To reduce the rate of infection at the saphenous vein harvest site after coronary artery bypass surgery, to identify predictors of infection and to determine the best method for leg wound closure.


A randomized clinical trial was undertaken to determine the best technique for reducing the postoperative leg wound infection rate. Patients were allocated to one of four leg wound closure methods: staples, close immediately; staples, close after protamine administration; subcuticular sutures, close immediately; and subcuticular sutures, close after protamine. Risk factors evaluated were age, sex, diabetes, obesity, peripheral vascular disease, reoperation, time in surgery, wound length, wound depth, time that the wound was open, wound quality and harvest site.

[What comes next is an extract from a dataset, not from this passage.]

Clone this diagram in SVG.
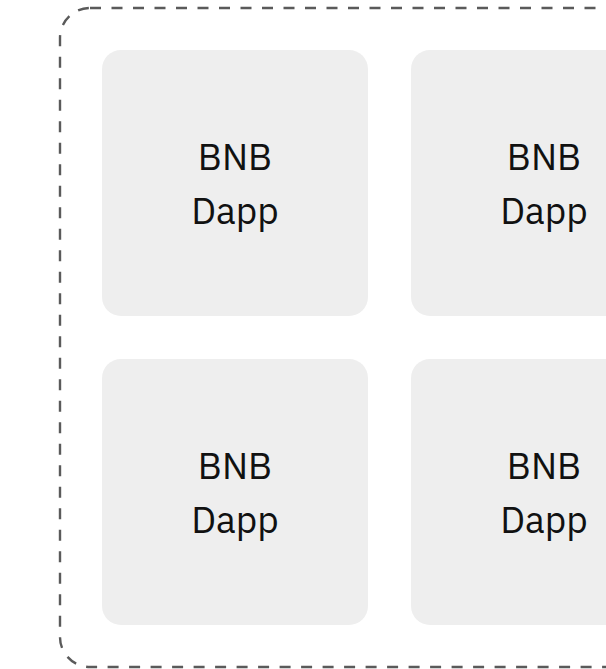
<svg xmlns="http://www.w3.org/2000/svg" width="606" height="669" viewBox="0 0 606 669">
  <style>
    .frame { fill: none; stroke: #5a5a5a; stroke-width: 2.4; stroke-dasharray: 11 10.5; }
    .box { fill: #eeeeee; }
    .lbl { font-family: "IBM Plex Sans", "Open Sans", "Roboto", sans-serif; font-size: 37px; fill: #111111; text-anchor: middle; }
  </style>
  <rect width="606" height="669" fill="#ffffff"/>
  <rect id="group" class="frame" x="60" y="8" width="620" height="659" rx="30" ry="30"/>
  <g id="node1">
    <rect class="box" x="102" y="50" width="266" height="266" rx="19" ry="19"/>
    <text class="lbl" x="235" y="170">BNB</text>
    <text class="lbl" x="235" y="224">Dapp</text>
  </g>
  <g id="node2">
    <rect class="box" x="411" y="50" width="266" height="266" rx="19" ry="19"/>
    <text class="lbl" x="544" y="170">BNB</text>
    <text class="lbl" x="544" y="224">Dapp</text>
  </g>
  <g id="node3">
    <rect class="box" x="102" y="359" width="266" height="266" rx="19" ry="19"/>
    <text class="lbl" x="235" y="479">BNB</text>
    <text class="lbl" x="235" y="533">Dapp</text>
  </g>
  <g id="node4">
    <rect class="box" x="411" y="359" width="266" height="266" rx="19" ry="19"/>
    <text class="lbl" x="544" y="479">BNB</text>
    <text class="lbl" x="544" y="533">Dapp</text>
  </g>
  <g id="connectors"></g>
</svg>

The Walter C Mackenzie Health Sciences Centre, University of Alberta, Edmonton, Alberta.


All consenting patients undergoing elective coronary artery bypass surgery involving saphenous vein harvesting were considered for the study. Exclusion criteria were insertion of a drain, insertion of an intra-aortic balloon pump in the index limb and inability to complete follow-up at the authors' centre. Eighty patients were initially enrolled, with 77 completing the study.


Patients underwent standard saphenous vein harvesting followed by wound closure as indicated by the study group.


The major infection rate was reduced from 13% to 3% (P = 0.02). Each closure method was equally effective, and wound depth was the only factor related to infection.


Leg wound infections continue to be a major source of morbidity after coronary bypass surgery.